Monday, October 8, 2012

Robot and Frank

At the close of a summer season filled with big-budget spectacle, Robot and Frank arrives from the quiet end of the science fiction spectrum. The original plot wasn’t adapted from a short story, but it would make a good one. Robot and Frank starts with a solid premise, and with the help of strong performances from veteran actors, it mostly delivers.

In the near future, aging ex-burglar Frank (played by Frank Langella) lives alone, though his daughter, Madison (Liv Tyler) calls him often, and his attorney son, Hunter (James Marsden) visits him on the weekends. Frank mostly keeps to himself, though he regularly walks to the library, reminiscing with the librarian (Susan Sarandon) about print media. Concerned about his father’s memory loss and onsetting dementia, Hunter purchases a robot to help keep his father in check. Frank is resistant to the idea at first but warms considerably when he finds that the robot doesn’t seem to have any ethical qualms with stealing.

Robot and Frank marks an impressive debut for both writer Christopher Ford and director Jake Schreier. The film excels in its subtle and realistic depiction of the near future. Technology has clearly advanced but not so far that we can’t relate. The only bit that doesn’t ring true is the notion of robots being integrated into society without being programmed to strictly obey local and federal laws, but that’s not really a story flaw, as the film does great things with the concept. Passing references to ethical and political disagreements over robotic development (which there already are and most certainly will continue to be) help further ground the story in reality.

Frank Langella (you may remember his virtuoso turn as Richard Nixon in Frost/Nixon) gives a fine performance as a man both resistant to change and in denial about his memory loss. I believed his progression with the robot, and I think it shows what will almost certainly happen in the years to come: humans easily forgetting that robots aren’t alive.

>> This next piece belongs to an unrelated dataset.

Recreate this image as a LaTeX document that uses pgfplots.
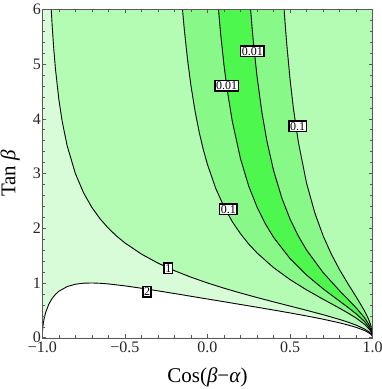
\documentclass[border=0pt]{standalone}
\usepackage{fontspec}
\setmainfont{Liberation Serif}
\usepackage{pgfplots}
\pgfplotsset{compat=1.18}
\usepackage{pgfplotstable}
\definecolor{cA}{RGB}{216,252,216}
\definecolor{cB}{RGB}{180,251,180}
\definecolor{cC}{RGB}{136,249,136}
\definecolor{cD}{RGB}{77,247,77}
\definecolor{framec}{gray}{0.35}

% contour f = 2
\pgfplotstableread{
x y
-1 0
-0.9999 0.0341
-0.999 0.1077
-0.995 0.2382
-0.99 0.3326
-0.98 0.4583
-0.96 0.6165
-0.94 0.7194
-0.92 0.7930
-0.9 0.8477
-0.85 0.9337
-0.8 0.9769
-0.75 0.9958
-0.7 0.9999
-0.65 0.9944
-0.6 0.9825
-0.5 0.9473
-0.4 0.9037
-0.3 0.8562
-0.2 0.8069
-0.1 0.7571
0 0.7071
0.1 0.6571
0.2 0.6070
0.3 0.5565
0.4 0.5052
0.5 0.4524
0.6 0.3972
0.7 0.3378
0.8 0.2710
0.85 0.2327
0.9 0.1884
0.95 0.1321
0.98 0.0831
0.99 0.0587
0.995 0.0415
0.999 0.0185
1 0
}\ctwo
% contour f = 1
\pgfplotstableread{
x y
-0.94595 6
-0.94 5.686
-0.93 5.251
-0.92 4.899
-0.9 4.359
-0.88 3.958
-0.85 3.512
-0.8 3
-0.75 2.646
-0.7 2.380
-0.65 2.171
-0.6 2
-0.55 1.856
-0.5 1.732
-0.4 1.528
-0.3 1.363
-0.2 1.2247
-0.1 1.1055
0 1
0.1 0.9045
0.2 0.8165
0.3 0.7338
0.4 0.6547
0.5 0.5774
0.6 0.5
0.7 0.4201
0.8 0.3333
0.85 0.2847
0.9 0.2294
0.95 0.1601
0.98 0.1005
0.99 0.0709
0.995 0.0501
0.999 0.0224
1 0
}\cone
% contour f = 0.1, left branch
\pgfplotstableread{
x y
-0.1515 6
-0.14 5.618
-0.12 5.059
-0.1 4.602
-0.075 4.134
-0.05 3.751
-0.025 3.433
0 3.162
0.05 2.727
0.1 2.390
0.15 2.121
0.2 1.898
0.25 1.710
0.3 1.548
0.4 1.280
0.5 1.061
0.6 0.8731
0.7 0.7027
0.8 0.5375
0.85 0.4517
0.9 0.3584
0.95 0.2466
0.98 0.1535
0.99 0.1080
0.995 0.0762
0.999 0.0340
1 0
}\cLa
% contour f = 0.01, left branch
\pgfplotstableread{
x y
0.0663 6
0.08 5.538
0.1 4.975
0.12 4.513
0.15 3.955
0.2 3.266
0.25 2.766
0.3 2.385
0.35 2.082
0.4 1.833
0.5 1.443
0.6 1.143
0.7 0.8927
0.8 0.6667
0.85 0.5545
0.9 0.4359
0.95 0.2974
0.98 0.1843
0.99 0.1294
0.995 0.0912
0.999 0.0407
1 0
}\cLb
% contour f = 0.01, right branch
\pgfplotstableread{
x y
0.2609 6
0.27 5.664
0.28 5.333
0.3 4.770
0.33 4.104
0.36 3.588
0.4 3.055
0.45 2.552
0.5 2.165
0.55 1.856
0.6 1.6
0.7 1.190
0.8 0.8571
0.85 0.7024
0.9 0.5449
0.95 0.3674
0.98 0.2261
0.99 0.1585
0.995 0.1116
0.999 0.0497
1 0
}\cRb
% contour f = 0.1, right branch
\pgfplotstableread{
x y
0.4639 6
0.47 5.740
0.48 5.357
0.5 4.713
0.52 4.192
0.55 3.573
0.6 2.819
0.65 2.277
0.7 1.861
0.75 1.525
0.8 1.240
0.85 0.9869
0.9 0.7467
0.95 0.4927
0.97 0.3718
0.98 0.2998
0.99 0.2094
0.995 0.1471
0.999 0.0655
1 0
}\cRa

\begin{document}
\begin{tikzpicture}
\path[use as bounding box] (-42.3pt,-51.3pt) rectangle (339.7pt,337.7pt);
\begin{axis}[
  at={(0,0)}, anchor=south west,
  scale only axis, width=330.4pt, height=328.4pt,
  xmin=-1, xmax=1, ymin=0, ymax=6,
  axis on top,
  xtick={-1,-0.5,0,0.5,1},
  xticklabels={−1.0,−0.5,0.0,0.5,1.0},
  ytick={0,1,2,3,4,5,6},
  minor x tick num=4, minor y tick num=4,
  tick align=inside,
  major tick length=4pt, minor tick length=2.5pt,
  axis line style={framec},
  every tick/.style={framec, line width=0.5pt},
  tick label style={font=\fontsize{16}{16}\selectfont, text=black!85},
  yticklabel style={xshift=2pt},
  xticklabel style={yshift=-0.5pt},
  /pgf/number format/assume math mode=true,
  xlabel={Cos(\textit{β}−\textit{α})},
  ylabel={Tan \textit{β}},
  label style={font=\fontsize{21}{21}\selectfont, inner sep=0pt},
  xlabel style={at={(axis description cs:0.5,-0.12)}, anchor=center},
  ylabel style={at={(axis description cs:-0.097,0.5)}, anchor=center},
  clip=true,
]
% fills
\addplot[fill=cA, draw=none] coordinates {(-1,0) (1,0) (1,6) (-1,6)} -- cycle;
\addplot[fill=cB, draw=none] table {\cone} -- (axis cs:1,6) -- cycle;
\addplot[fill=white, draw=none] table {\ctwo} -- cycle;
\addplot[fill=cC, draw=none] table {\cLa} -- (axis cs:1,6) -- cycle;
\addplot[fill=cD, draw=none] table {\cLb} -- (axis cs:1,6) -- cycle;
\addplot[fill=cC, draw=none] table {\cRb} -- (axis cs:1,6) -- cycle;
\addplot[fill=cB, draw=none] table {\cRa} -- (axis cs:1,6) -- cycle;
% contour lines
\addplot[black, line width=0.9pt] table {\ctwo};
\addplot[black, line width=0.9pt] table {\cone};
\addplot[black, line width=0.9pt] table {\cLa};
\addplot[black, line width=0.9pt] table {\cLb};
\addplot[black, line width=0.9pt] table {\cRb};
\addplot[black, line width=0.9pt] table {\cRa};
% contour labels
\tikzset{clab/.style={fill=white, draw=black, line width=1.5pt, inner sep=1.2pt,
  font=\fontsize{12}{12}\selectfont}}
\node[clab] at (axis cs:-0.366,0.84) {2};
\node[clab] at (axis cs:-0.237,1.268) {1};
\node[clab] at (axis cs:0.126,2.346) {0.1};
\node[clab] at (axis cs:0.116,4.60) {0.01};
\node[clab] at (axis cs:0.271,5.23) {0.01};
\node[clab] at (axis cs:0.546,3.86) {0.1};
\end{axis}
\end{tikzpicture}
\end{document}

If ever we create artificial intelligence, that will be another matter, but until then, our machines are only programmed to emulate human behavior. After a few weeks in the company of a very helpful machine that can carry on a conversation, that line gets blurry for Frank.

The always dependable Susan Sarandon plays her everywoman self as the kindly librarian, and James Marsden and Liv Tyler effectively depict children with different responses to their father’s illness. The only weak link in the chain comes in the character of Jake (Jeremy Strong), the arrogant hipster in charge of renovating the library. His character often feels more like a caricature than a real person, but that’s a minor qualm, only noticeable because the rest of the characters are so well-realized.

Robot and Frank is a solid piece of science fiction, one that I recommend both for sci-fi buffs and those who don’t typically enjoy the genre. The majority of its projections of the near future ring true, but it’s more concerned with its characters. Like all good sci-fi, Robot and Frank uses futuristic concepts to examine present realities. Aging, memory loss, how best to care for the elderly: these issues aren’t going away, and just as technology won’t hold all the answers, this film doesn’t try to provide them. I found Robot and Frank’s lack of preaching refreshing; while exploring various ethical issues, the film doesn’t tell us what to think. It just tells us a good story.

For the Parents:

MPAA: Rated PG-13 for some language.

Language is the only concern here. I remember there being a couple of F words, along with a peppering of other curses. The story is slow-moving and mature in nature, enough so that younger viewers might not connect with it.